Task goal:
Reproduce, exactly and in full, the lines from the one with "Write a Python" through the one with "from matplotlib.transforms import" in the data below; drop pictures.

Plotting code records
*-*-*

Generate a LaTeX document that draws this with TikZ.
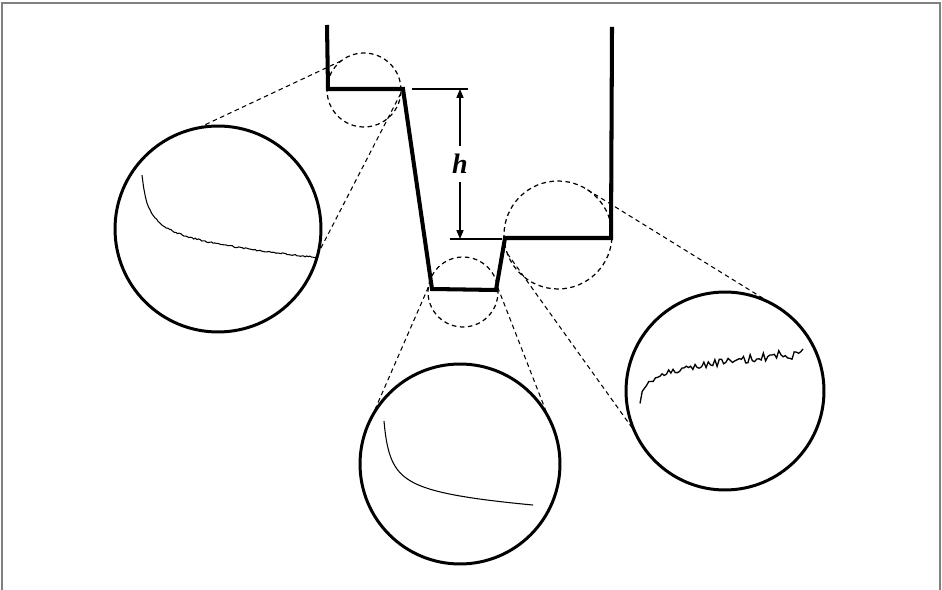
\documentclass[tikz,border=0pt]{standalone}
\usepackage{fontspec}
\setmainfont{Liberation Serif}
\usetikzlibrary{arrows.meta}

\begin{document}
\begin{tikzpicture}[x=0.02cm, y=-0.02cm,
  every node/.style={inner sep=0pt, outer sep=0pt},
  frame/.style={draw=gray, line width=1.1pt},
  profile/.style={line width=2.3pt},
  lens/.style={draw, circle, dash pattern=on 2.6pt off 2pt, line width=0.7pt},
  view/.style={draw, circle, line width=1.7pt},
  guide/.style={dash pattern=on 2.6pt off 2pt, line width=0.6pt},
  dim/.style={line width=0.6pt},
  trace/.style={line width=0.6pt},
  arrow/.style={{Triangle[length=5pt,width=4pt]}-{Triangle[length=5pt,width=4pt]}, line width=0.6pt}
]
  \useasboundingbox (0,0) rectangle (942,590);
  \draw[frame] (2,590) -- (2,3) -- (940,3) -- (940,590);

  \coordinate (p1) at (327,25);
  \coordinate (p2) at (328,89);
  \coordinate (p3) at (403,89);
  \coordinate (p4) at (432,289);
  \coordinate (p5) at (496,290);
  \coordinate (p6) at (505,238);
  \coordinate (p7) at (611,238);
  \coordinate (p8) at (612,27);
  \draw[profile] (p1) -- (p2) -- (p3) -- (p4) -- (p5) -- (p6) -- (p7) -- (p8);

  \coordinate (dimtopL) at (412,89);
  \coordinate (dimtopR) at (468,89);
  \coordinate (dimbotL) at (450,239);
  \coordinate (dimbotR) at (502,239);
  \coordinate (dimtop) at (460,89);
  \coordinate (dimbot) at (460,239);
  \draw[dim] (dimtopL) -- (dimtopR);
  \draw[dim] (dimbotL) -- (dimbotR);
  \draw[arrow] (dimtop) -- node[fill=white, inner xsep=2pt, inner ysep=4.5pt, font=\fontsize{16}{16}\selectfont\bfseries\itshape] (hlabel) {h} (dimbot);

  \node[lens, minimum size=1.48cm] (lensA) at (364,90) {};
  \node[lens, minimum size=1.40cm] (lensB) at (463,292) {};
  \node[lens, minimum size=2.16cm] (lensC) at (558,235) {};

  \node[view, minimum size=4.12cm] (viewA) at (218,229) {};
  \node[view, minimum size=4.00cm] (viewB) at (460,464) {};
  \node[view, minimum size=3.96cm] (viewC) at (725,391) {};

  \draw[guide] (lensA.128) -- (viewA.101.5);
  \draw[guide] (lensA.-5) -- (viewA.-14.6);
  \draw[guide] (lensB.172) -- (viewB.152);
  \draw[guide] (lensB.8) -- (viewB.28);
  \draw[guide] (lensC.57) -- (viewC.61);
  \draw[guide] (lensC.200) -- (viewC.204);

  \pgfmathsetseed{7}
  \draw[trace] plot[domain=4:180, samples=110] ({138+\x}, {255.8+0.0777*\x-162.2/sqrt(\x)+0.7*rand});
  \draw[trace] plot[domain=2:12.37, samples=60, smooth] ({380+\x*\x}, {512.9+0.0458*\x*\x-184.1/\x});
  \draw[trace, line width=0.75pt] plot[domain=4:167, samples=75] ({636+\x}, {360.2-0.0824*\x+84.2/sqrt(\x)+(2+0.02*\x)*rand});
\end{tikzpicture}
\end{document}
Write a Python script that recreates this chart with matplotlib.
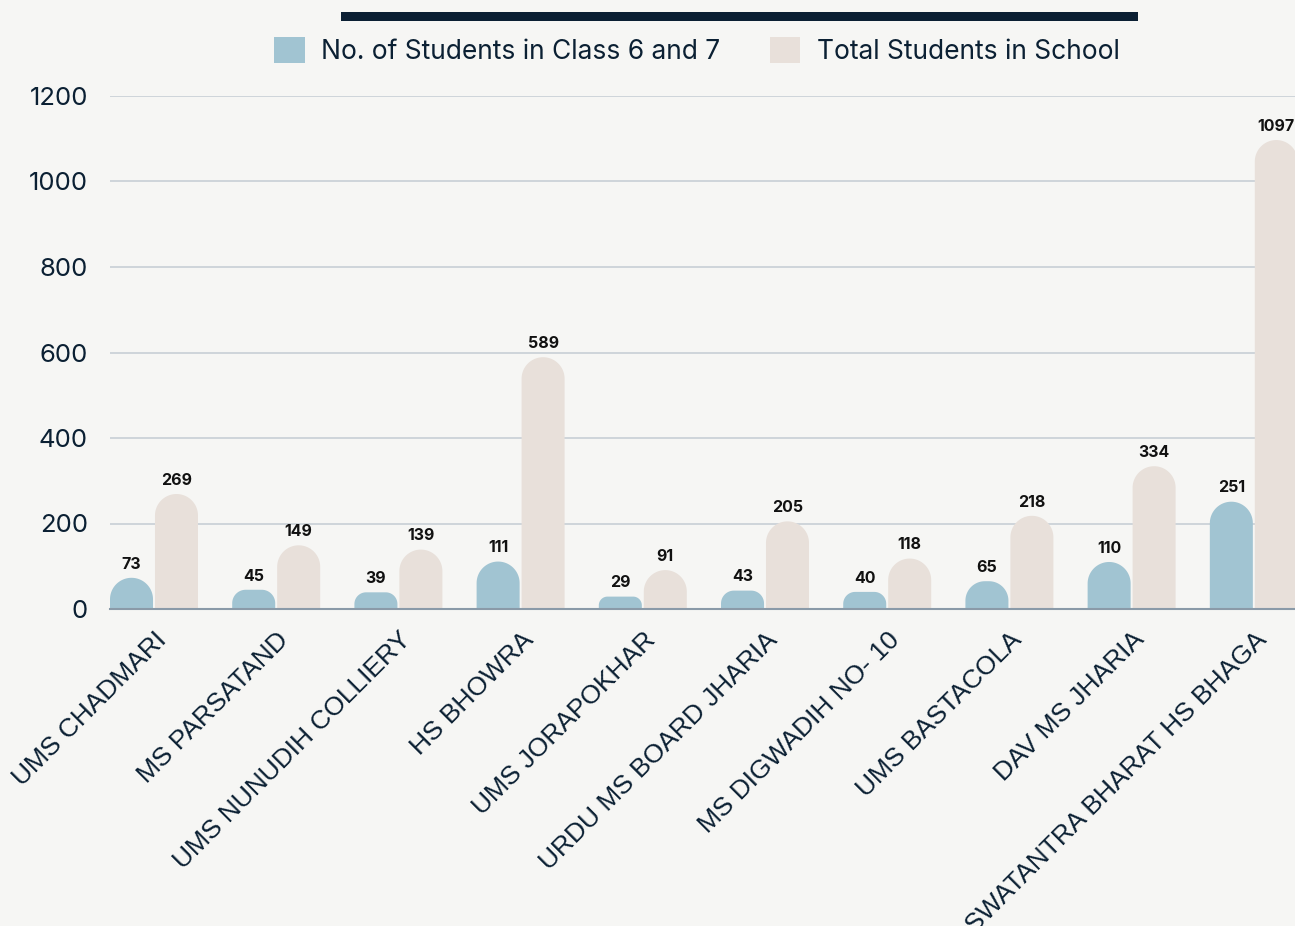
import numpy as np
import matplotlib.pyplot as plt
from matplotlib.patches import PathPatch, Rectangle
from matplotlib.path import Path
from matplotlib.transforms import ScaledTranslation

# ------------------------------ DATA ------------------------------
schools = ['UMS CHADMARI', 'MS PARSATAND', 'UMS NUNUDIH COLLIERY', 'HS BHOWRA',
           'UMS JORAPOKHAR', 'URDU MS BOARD JHARIA', 'MS DIGWADIH NO- 10',
           'UMS BASTACOLA', 'DAV MS JHARIA', 'SWATANTRA BHARAT HS BHAGA']
class_6_7 = [73, 45, 39, 111, 29, 43, 40, 65, 110, 251]
total_students = [269, 149, 139, 589, 91, 205, 118, 218, 334, 1097]
series_names = ['No. of Students in Class 6 and 7', 'Total Students in School']
y_ticks = [0, 200, 400, 600, 800, 1000, 1200]

BG = '#f6f6f4'
BLUE = '#a1c4d2'
BEIGE = '#e8e0da'
NAVY = '#0b2033'

fig = plt.figure(figsize=(12.95, 9.26), dpi=100, facecolor=BG)
ax = fig.add_axes([110 / 1295, 1 - 609 / 926, 1185 / 1295, 513 / 926], facecolor=BG)

x = np.arange(len(schools))
bar_w = 0.352
off = 0.184
ax.set_xlim(-0.36, 9.337)
ax.set_ylim(0, 1200)


def rounded(rect, color):
    # rebuild a bar rectangle with a rounded top, radius in pixels
    x0, w, h = rect.get_x(), rect.get_width(), rect.get_height()
    (px0, py0), (px1, py1) = ax.transData.transform([(x0, 0), (x0 + w, h)])
    r = min((px1 - px0) / 2, (py1 - py0) * 0.7)
    t = np.linspace(0, np.pi / 2, 25)
    right = np.column_stack([px1 - r + r * np.cos(t), py1 - r + r * np.sin(t)])
    left = np.column_stack([px0 + r - r * np.sin(t), py1 - r + r * np.cos(t)])
    pts = np.vstack([[px0, py0], [px1, py0], right, left, [px0, py0]])
    pts = ax.transData.inverted().transform(pts)
    codes = [Path.MOVETO] + [Path.LINETO] * (len(pts) - 2) + [Path.CLOSEPOLY]
    ax.add_patch(PathPatch(Path(pts, codes), facecolor=color, edgecolor='none', zorder=3))
    rect.set_visible(False)


for vals, shift, color in [(class_6_7, -off, BLUE), (total_students, off, BEIGE)]:
    bars = ax.bar(x + shift, vals, bar_w, color=color)
    for rect, v in zip(bars, vals):
        rounded(rect, color)
        ax.annotate(str(v), (rect.get_x() + rect.get_width() / 2, v), xytext=(0, 4.5),
                    textcoords='offset points', ha='center', va='bottom',
                    fontsize=11.5, fontweight='bold', family='Inter', color='#111111',
                    annotation_clip=False, zorder=4)

# axes styling
for s in ['top', 'right', 'left']:
    ax.spines[s].set_visible(False)
ax.spines['bottom'].set_color('#8a9aa8')
ax.spines['bottom'].set_linewidth(1.5)
ax.spines['bottom'].set_zorder(5)
ax.set_yticks(y_ticks)
ax.yaxis.grid(True, color='#c8cfd5', linewidth=1.2, zorder=0)
ax.set_axisbelow(True)
ax.tick_params(axis='y', length=0, pad=15.8, labelsize=18.5, labelcolor=NAVY)
for lab in ax.get_yticklabels():
    lab.set_family('Inter')

ax.set_xticks(x)
ax.set_xticklabels(schools, rotation=45, ha='right', va='center',
                   rotation_mode='anchor', fontsize=19, family='Liberation Sans', color=NAVY)
ax.tick_params(axis='x', length=0, pad=0)
shift_t = ScaledTranslation(0.09, -0.27, fig.dpi_scale_trans)
for lab in ax.get_xticklabels():
    lab.set_transform(lab.get_transform() + shift_t)

# legend
handles = [Rectangle((0, 0), 1, 1, facecolor=BLUE, edgecolor='none'),
           Rectangle((0, 0), 1, 1, facecolor=BEIGE, edgecolor='none')]
fig.legend(handles, series_names, loc='center', bbox_to_anchor=(697 / 1295, 1 - 51 / 926),
           ncol=2, frameon=False, handlelength=1.14, handleheight=1.14, handletextpad=0.62,
           columnspacing=1.9, prop={'family': 'Inter', 'size': 19}, labelcolor=NAVY)

# dark title strip at the top
fig.patches.append(Rectangle((341 / 1295, 1 - 21 / 926), 797 / 1295, 9 / 926,
                             transform=fig.transFigure, facecolor='#0b1f33', edgecolor='none'))

fig.savefig('out.png', dpi=100, facecolor=BG)
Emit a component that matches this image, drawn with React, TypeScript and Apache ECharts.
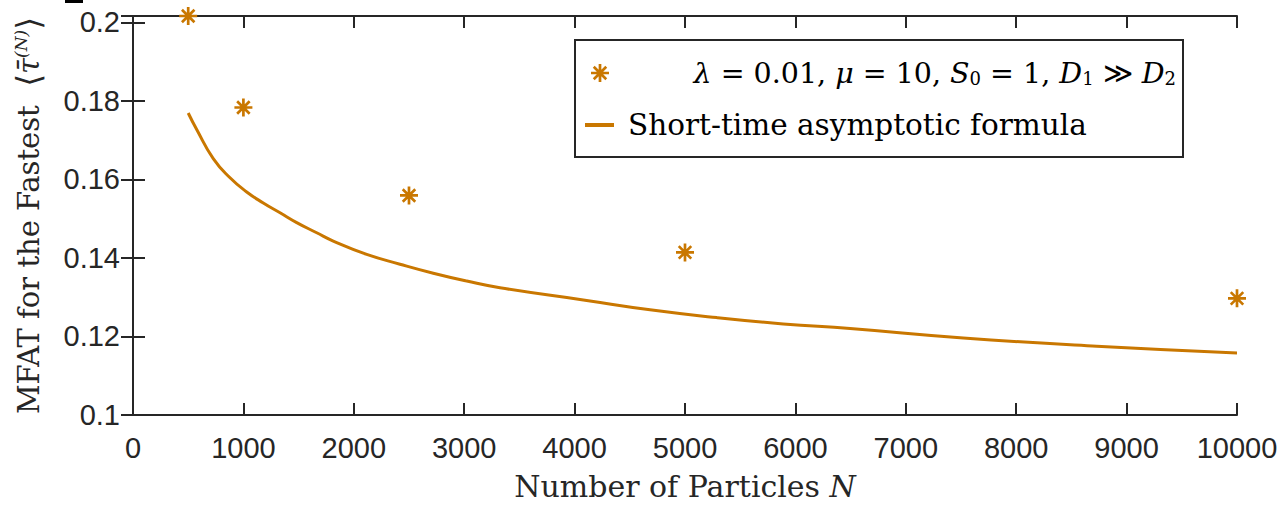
import React, { useEffect, useRef } from "react";
import * as echarts from "echarts";

const simN = [500, 1000, 2500, 5000, 10000];
const simTau = [0.2016, 0.1783, 0.1559, 0.1414, 0.1297];

const curveN = [500, 577, 727, 879, 1030, 1180, 1332, 1483, 1664, 1814, 2117, 2418, 2720, 3023, 3324, 4079, 4683, 5287, 5890, 6495, 7521, 8729, 10000];
const curveTau = [0.1769, 0.1727, 0.1653, 0.1604, 0.1568, 0.154, 0.1515, 0.149, 0.1464, 0.1443, 0.1409, 0.1384, 0.1361, 0.1341, 0.1324, 0.1293, 0.1268, 0.1248, 0.1232, 0.122, 0.1196, 0.1175, 0.1158];

const xTicks = [0, 1000, 2000, 3000, 4000, 5000, 6000, 7000, 8000, 9000, 10000];
const yTicks = [0.1, 0.12, 0.14, 0.16, 0.18, 0.2];

const ORANGE = "#C97700";
const DARK = "#262626";
const STAR_D =
  "M8.5 0H11.5V20H8.5Z M0 8.5H20V11.5H0Z M2.0 4.1L4.1 2.0L18.0 15.9L15.9 18.0Z M15.9 2.0L18.0 4.1L4.1 18.0L2.0 15.9Z";

let registered = false;

export default function App() {
  const ref = useRef<HTMLDivElement>(null);
  useEffect(() => {
    if (!registered) {
      echarts.graphic.registerShape("star8", echarts.graphic.extendPath(STAR_D, {}) as any);
      registered = true;
    }
    const chart = echarts.init(ref.current!, null, { renderer: "svg" });
    const axisLine = { show: true, lineStyle: { color: DARK, width: 2 } };
    const tickStyle = { show: true, inside: true, length: 12, lineStyle: { color: DARK, width: 2 } };
    const labelFont = { fontFamily: "Liberation Sans, Arial, sans-serif", fontSize: 29, color: DARK };
    const serif = "DejaVu Serif, serif";
    const fmtY = (v: number) => {
      const t = yTicks.find((t) => Math.abs(t - v) < 1e-9);
      return t === undefined ? "" : String(t);
    };
    const fmtX = (v: number) => {
      const t = xTicks.find((t) => Math.abs(t - v) < 1e-6);
      return t === undefined ? "" : String(t);
    };
    chart.setOption({
      animation: false,
      backgroundColor: "#fff",
      grid: { left: 133, right: 50, top: 16, bottom: 90 },
      xAxis: [
        {
          type: "value",
          min: 0,
          max: 10000,
          interval: 1000,
          position: "bottom",
          axisLine,
          axisTick: tickStyle,
          splitLine: { show: false },
          axisLabel: { ...labelFont, margin: 18, formatter: fmtX },
          name: "Number of Particles {i|N}",
          nameLocation: "middle",
          nameGap: 56,
          nameTextStyle: {
            fontFamily: serif,
            fontSize: 30,
            color: DARK,
            rich: { i: { fontFamily: serif, fontSize: 30, fontStyle: "italic", color: DARK } },
          },
        },
        {
          type: "value",
          min: 0,
          max: 10000,
          interval: 1000,
          position: "top",
          axisLine,
          axisTick: tickStyle,
          axisLabel: { show: false },
          splitLine: { show: false },
        },
      ],
      yAxis: [
        {
          type: "value",
          min: 0.1,
          max: 0.2016,
          interval: 0.02,
          position: "left",
          axisLine,
          axisTick: tickStyle,
          splitLine: { show: false },
          axisLabel: { ...labelFont, margin: 13, formatter: fmtY },
          name: "MFAT for the Fastest  {a|⟨}{t|τ̄}{s|(N)}{a|⟩}",
          nameLocation: "middle",
          nameRotate: 90,
          nameGap: 88,
          nameTextStyle: {
            fontFamily: serif,
            fontSize: 29,
            color: DARK,
            rich: {
              a: { fontFamily: serif, fontSize: 33, color: DARK },
              t: { fontFamily: serif, fontSize: 29, fontStyle: "italic", color: DARK },
              s: { fontFamily: serif, fontSize: 17, fontStyle: "italic", color: DARK, padding: [0, 0, 16, 0] },
            },
          },
        },
        {
          type: "value",
          min: 0.1,
          max: 0.2016,
          interval: 0.02,
          position: "right",
          axisLine,
          axisTick: tickStyle,
          axisLabel: { show: false },
          splitLine: { show: false },
        },
      ],
      series: [
        {
          type: "line",
          data: curveN.map((n, i) => [n, curveTau[i]]),
          showSymbol: false,
          smooth: 0.5,
          lineStyle: { color: ORANGE, width: 3 },
          z: 3,
        },
        {
          type: "scatter",
          data: simN.map((n, i) => [n, simTau[i]]),
          symbol: "path://" + STAR_D,
          symbolSize: 18,
          itemStyle: { color: ORANGE, opacity: 1 },
          clip: false,
          z: 4,
        },
      ],
      graphic: [
        { type: "rect", left: 65, top: 0, shape: { width: 18, height: 3 }, style: { fill: "#000" } },
        {
          type: "rect",
          shape: { x: 575, y: 40, width: 608, height: 117 },
          style: { fill: "#fff", stroke: DARK, lineWidth: 2 },
          z: 10,
        },
        {
          type: "star8",
          x: 591,
          y: 64,
          scaleX: 0.9,
          scaleY: 0.9,
          style: { fill: ORANGE },
          z: 11,
        },
        {
          type: "line",
          shape: { x1: 585, y1: 125, x2: 614, y2: 125 },
          style: { stroke: ORANGE, lineWidth: 4 },
          z: 11,
        },
        {
          type: "text",
          x: 1176,
          y: 73,
          z: 11,
          style: {
            text: "{i|λ} = 0.01, {i|μ} = 10, {i|S}{s|0} = 1, {i|D}{s|1} ≫ {i|D}{s|2}",
            align: "right",
            verticalAlign: "middle",
            fontFamily: serif,
            fontSize: 28.5,
            fill: "#000",
            rich: {
              i: { fontFamily: serif, fontSize: 28.5, fontStyle: "italic", fill: "#000" },
              s: { fontFamily: serif, fontSize: 18, fill: "#000", padding: [10, 0, 0, 0] },
            },
          },
        },
        {
          type: "text",
          x: 628,
          y: 125,
          z: 11,
          style: {
            text: "Short-time asymptotic formula",
            align: "left",
            verticalAlign: "middle",
            fontFamily: serif,
            fontSize: 29.5,
            fill: "#000",
          },
        },
      ],
    });
    return () => chart.dispose();
  }, []);
  return <div ref={ref} style={{ position: "fixed", left: 0, top: 0, width: 1287, height: 506 }} />;
}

*-*-*

Finished answer:
Write a Python script that recreates this chart with matplotlib.
import numpy as np
import matplotlib.pyplot as plt
from matplotlib.patches import PathPatch, Rectangle
from matplotlib.path import Path
from matplotlib.transforms import ScaledTranslation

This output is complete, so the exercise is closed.